Comment cette intégration va-t-elle se traduire sur le terrain?

L’élément le plus important est la fusion BNP Paribas Fortis et bpost banque le 1er janvier 2024. A partir de ce jour-là, les clients de BNP Paribas Fortis pourront se rendre aux guichets des bureaux de poste, où nous proposerons des services bancaires de base. Les 600.000 clients de bpost banque deviendront de leur côté automatiquement clients de BNP Paribas Fortis.

La marque bpost banque est-elle donc amenée à disparaître?

Les employés de bpost banque seront intégrés dans nos équipes et le logo va disparaître au profit de celui de BNP Paribas Fortis, en effet. Ce qui veut dire que, d’ici quatre ans, en 2025, au lieu d’avoir 220 agences BNP Paribas Fortis, nous aurons 880 agences disponibles dans tout le pays. Cela répond à notre objectif d’être une banque durable, en croissance et accessible.

Oui mais vous disposez encore pour l’instant de plus ou moins 380 agences. En clair, vous allez fermer presque la moitié de votre réseau d’ici 2025?

Nous continuons à réduire notre réseau d’agences. Le trend est connu. Cette réduction va s’étaler sur quatre ans. Mais à partir du 1er janvier 2024, nous rajoutons 660 points poste au niveau de notre capacité de distribution, de servicing et de vente.

A quoi vont ressembler ces 220 agences BNP Paribas Fortis qui resteront?

Ce seront principalement des agences ouvertes sur rendez-vous pour une clientèle qui veut du conseil et qui choisira donc éventuellement de se déplacer un peu plus loin pour bénéficier de ce conseil: le client qui veut placer son épargne dans un produit d’investissement, celui qui cherche un prêt hypothécaire ou un crédit un peu plus complexe, l’entrepreneur qui veut discuter de sa problématique de cash management…

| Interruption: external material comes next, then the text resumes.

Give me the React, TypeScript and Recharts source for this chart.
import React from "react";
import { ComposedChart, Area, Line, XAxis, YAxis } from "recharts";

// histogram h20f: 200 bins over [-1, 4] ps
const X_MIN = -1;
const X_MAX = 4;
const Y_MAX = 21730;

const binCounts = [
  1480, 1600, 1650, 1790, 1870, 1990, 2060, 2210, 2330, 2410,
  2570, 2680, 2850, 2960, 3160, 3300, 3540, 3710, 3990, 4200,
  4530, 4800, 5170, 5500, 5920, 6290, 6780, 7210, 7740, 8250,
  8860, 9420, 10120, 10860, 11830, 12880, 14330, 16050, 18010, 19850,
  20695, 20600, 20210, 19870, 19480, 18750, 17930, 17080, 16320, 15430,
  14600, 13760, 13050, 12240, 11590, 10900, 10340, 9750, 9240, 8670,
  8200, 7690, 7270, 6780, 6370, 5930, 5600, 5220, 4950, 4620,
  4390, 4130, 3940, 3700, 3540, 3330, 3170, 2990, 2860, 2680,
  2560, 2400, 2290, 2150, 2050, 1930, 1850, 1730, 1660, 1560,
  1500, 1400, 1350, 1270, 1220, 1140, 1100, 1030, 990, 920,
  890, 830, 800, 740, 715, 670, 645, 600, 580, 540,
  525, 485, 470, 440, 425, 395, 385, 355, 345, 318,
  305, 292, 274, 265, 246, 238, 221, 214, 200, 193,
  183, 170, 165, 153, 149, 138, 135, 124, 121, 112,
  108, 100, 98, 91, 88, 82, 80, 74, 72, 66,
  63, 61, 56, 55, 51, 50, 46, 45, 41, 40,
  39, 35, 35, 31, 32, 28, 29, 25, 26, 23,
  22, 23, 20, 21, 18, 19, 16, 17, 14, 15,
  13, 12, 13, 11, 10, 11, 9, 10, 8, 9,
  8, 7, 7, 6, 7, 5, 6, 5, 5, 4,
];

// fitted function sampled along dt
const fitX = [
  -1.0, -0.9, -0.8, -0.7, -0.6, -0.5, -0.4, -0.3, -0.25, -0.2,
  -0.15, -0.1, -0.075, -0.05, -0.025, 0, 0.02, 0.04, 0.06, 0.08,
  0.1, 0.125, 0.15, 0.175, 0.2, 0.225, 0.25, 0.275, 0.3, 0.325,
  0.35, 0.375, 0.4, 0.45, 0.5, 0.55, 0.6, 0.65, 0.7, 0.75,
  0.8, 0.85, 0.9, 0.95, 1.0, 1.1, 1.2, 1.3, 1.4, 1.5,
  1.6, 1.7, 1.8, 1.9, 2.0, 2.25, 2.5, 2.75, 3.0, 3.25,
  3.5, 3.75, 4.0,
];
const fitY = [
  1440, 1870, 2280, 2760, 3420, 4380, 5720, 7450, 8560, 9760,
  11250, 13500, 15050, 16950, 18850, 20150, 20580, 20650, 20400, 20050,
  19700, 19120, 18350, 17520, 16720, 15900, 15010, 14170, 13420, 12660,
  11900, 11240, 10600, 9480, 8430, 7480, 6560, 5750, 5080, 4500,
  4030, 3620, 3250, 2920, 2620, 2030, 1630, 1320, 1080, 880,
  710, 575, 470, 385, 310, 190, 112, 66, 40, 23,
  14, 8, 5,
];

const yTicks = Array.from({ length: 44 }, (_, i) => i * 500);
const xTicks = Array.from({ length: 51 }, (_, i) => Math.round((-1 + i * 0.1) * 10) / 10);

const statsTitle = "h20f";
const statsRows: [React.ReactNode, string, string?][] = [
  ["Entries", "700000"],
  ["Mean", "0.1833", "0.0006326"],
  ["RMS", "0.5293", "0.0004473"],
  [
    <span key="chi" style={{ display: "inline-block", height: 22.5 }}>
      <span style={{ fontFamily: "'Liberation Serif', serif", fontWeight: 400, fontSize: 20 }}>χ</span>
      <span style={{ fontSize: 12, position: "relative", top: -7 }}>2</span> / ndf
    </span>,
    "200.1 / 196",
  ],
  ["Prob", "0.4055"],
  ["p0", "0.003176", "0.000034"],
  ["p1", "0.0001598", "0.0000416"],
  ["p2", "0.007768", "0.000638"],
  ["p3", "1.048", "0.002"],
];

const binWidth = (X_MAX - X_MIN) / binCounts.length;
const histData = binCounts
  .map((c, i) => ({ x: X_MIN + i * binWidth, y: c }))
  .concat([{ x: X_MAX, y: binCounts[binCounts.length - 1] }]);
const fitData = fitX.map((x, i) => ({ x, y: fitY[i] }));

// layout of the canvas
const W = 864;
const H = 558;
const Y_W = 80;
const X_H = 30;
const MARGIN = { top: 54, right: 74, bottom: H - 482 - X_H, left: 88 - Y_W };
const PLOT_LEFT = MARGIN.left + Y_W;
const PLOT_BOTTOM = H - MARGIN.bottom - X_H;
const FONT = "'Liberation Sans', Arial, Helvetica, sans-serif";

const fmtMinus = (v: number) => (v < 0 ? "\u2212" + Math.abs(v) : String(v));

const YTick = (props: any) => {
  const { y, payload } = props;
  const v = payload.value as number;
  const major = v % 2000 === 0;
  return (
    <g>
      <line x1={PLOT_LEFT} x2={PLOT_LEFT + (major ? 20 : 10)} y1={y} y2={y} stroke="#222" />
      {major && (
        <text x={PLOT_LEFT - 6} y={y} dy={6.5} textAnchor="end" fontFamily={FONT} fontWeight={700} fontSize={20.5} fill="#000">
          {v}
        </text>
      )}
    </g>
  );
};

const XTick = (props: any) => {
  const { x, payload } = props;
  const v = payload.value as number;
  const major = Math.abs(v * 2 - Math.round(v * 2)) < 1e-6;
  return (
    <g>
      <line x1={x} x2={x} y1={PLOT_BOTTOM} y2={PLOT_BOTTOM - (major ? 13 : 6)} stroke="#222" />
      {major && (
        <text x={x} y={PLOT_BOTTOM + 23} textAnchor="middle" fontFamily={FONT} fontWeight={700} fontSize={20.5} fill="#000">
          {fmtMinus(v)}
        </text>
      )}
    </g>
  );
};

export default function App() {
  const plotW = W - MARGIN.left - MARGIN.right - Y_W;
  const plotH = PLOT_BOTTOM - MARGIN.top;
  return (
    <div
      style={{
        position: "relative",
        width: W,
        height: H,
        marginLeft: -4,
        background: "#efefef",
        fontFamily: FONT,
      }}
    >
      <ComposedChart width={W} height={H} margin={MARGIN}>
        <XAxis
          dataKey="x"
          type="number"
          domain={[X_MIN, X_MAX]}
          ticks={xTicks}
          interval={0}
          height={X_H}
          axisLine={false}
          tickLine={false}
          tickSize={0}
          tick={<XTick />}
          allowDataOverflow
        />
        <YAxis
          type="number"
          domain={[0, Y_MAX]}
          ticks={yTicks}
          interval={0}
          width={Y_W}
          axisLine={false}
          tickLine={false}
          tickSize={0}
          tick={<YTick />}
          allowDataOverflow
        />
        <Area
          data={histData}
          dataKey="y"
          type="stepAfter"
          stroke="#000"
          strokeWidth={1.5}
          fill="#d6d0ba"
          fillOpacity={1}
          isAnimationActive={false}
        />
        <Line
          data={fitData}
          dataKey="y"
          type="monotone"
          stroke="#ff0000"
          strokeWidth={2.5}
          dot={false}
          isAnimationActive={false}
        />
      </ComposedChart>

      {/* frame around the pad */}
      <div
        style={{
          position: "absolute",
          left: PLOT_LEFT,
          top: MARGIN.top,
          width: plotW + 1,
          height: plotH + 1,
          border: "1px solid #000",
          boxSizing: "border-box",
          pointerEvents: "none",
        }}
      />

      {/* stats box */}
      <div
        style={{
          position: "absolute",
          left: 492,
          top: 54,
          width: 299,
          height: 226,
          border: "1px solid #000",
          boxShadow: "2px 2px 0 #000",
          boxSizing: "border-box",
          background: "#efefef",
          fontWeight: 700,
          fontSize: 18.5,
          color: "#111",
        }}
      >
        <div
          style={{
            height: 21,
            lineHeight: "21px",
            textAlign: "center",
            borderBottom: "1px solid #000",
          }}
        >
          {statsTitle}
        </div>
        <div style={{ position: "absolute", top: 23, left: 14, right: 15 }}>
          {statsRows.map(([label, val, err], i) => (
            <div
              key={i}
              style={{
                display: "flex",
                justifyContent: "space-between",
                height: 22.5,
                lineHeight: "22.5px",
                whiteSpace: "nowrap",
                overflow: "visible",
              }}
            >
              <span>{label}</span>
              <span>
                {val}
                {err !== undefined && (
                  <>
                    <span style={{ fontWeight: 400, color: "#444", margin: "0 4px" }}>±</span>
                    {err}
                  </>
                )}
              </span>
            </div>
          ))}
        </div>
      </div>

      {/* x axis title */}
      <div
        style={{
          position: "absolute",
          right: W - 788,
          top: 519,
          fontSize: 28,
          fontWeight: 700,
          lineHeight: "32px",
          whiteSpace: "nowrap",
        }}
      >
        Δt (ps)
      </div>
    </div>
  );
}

Compte tenu de cette différenciation de l’offre et du fait que le service sera assuré dans ces nouveaux points de contact par des employés de bpost et non par du personnel de BNP Paribas Fortis, ne craignez-vous pas d’avoir deux types de clientèle pour une même marque: l’une avec des besoins bancaires de base et l’autre avec des besoins plus spécifiques?

Nous devons pouvoir répondre à tous les types de clientèle. Il ne faut pas sous-estimer le besoin de services bancaires de base en Belgique. Plus largement, les avions qui n’ont qu’un seul moteur sont plus fragiles que les avions qui en possèdent plusieurs. BNP Paribas Fortis est non seulement présente dans la banque retail mais aussi dans le corporate banking, le wealth management, le leasing, le factoring, etc. Quand vous n’avez qu’un seul business, vous êtes moins résilient que si vous en avez plusieurs, certainement en ces temps de taux bas et d’incertitude.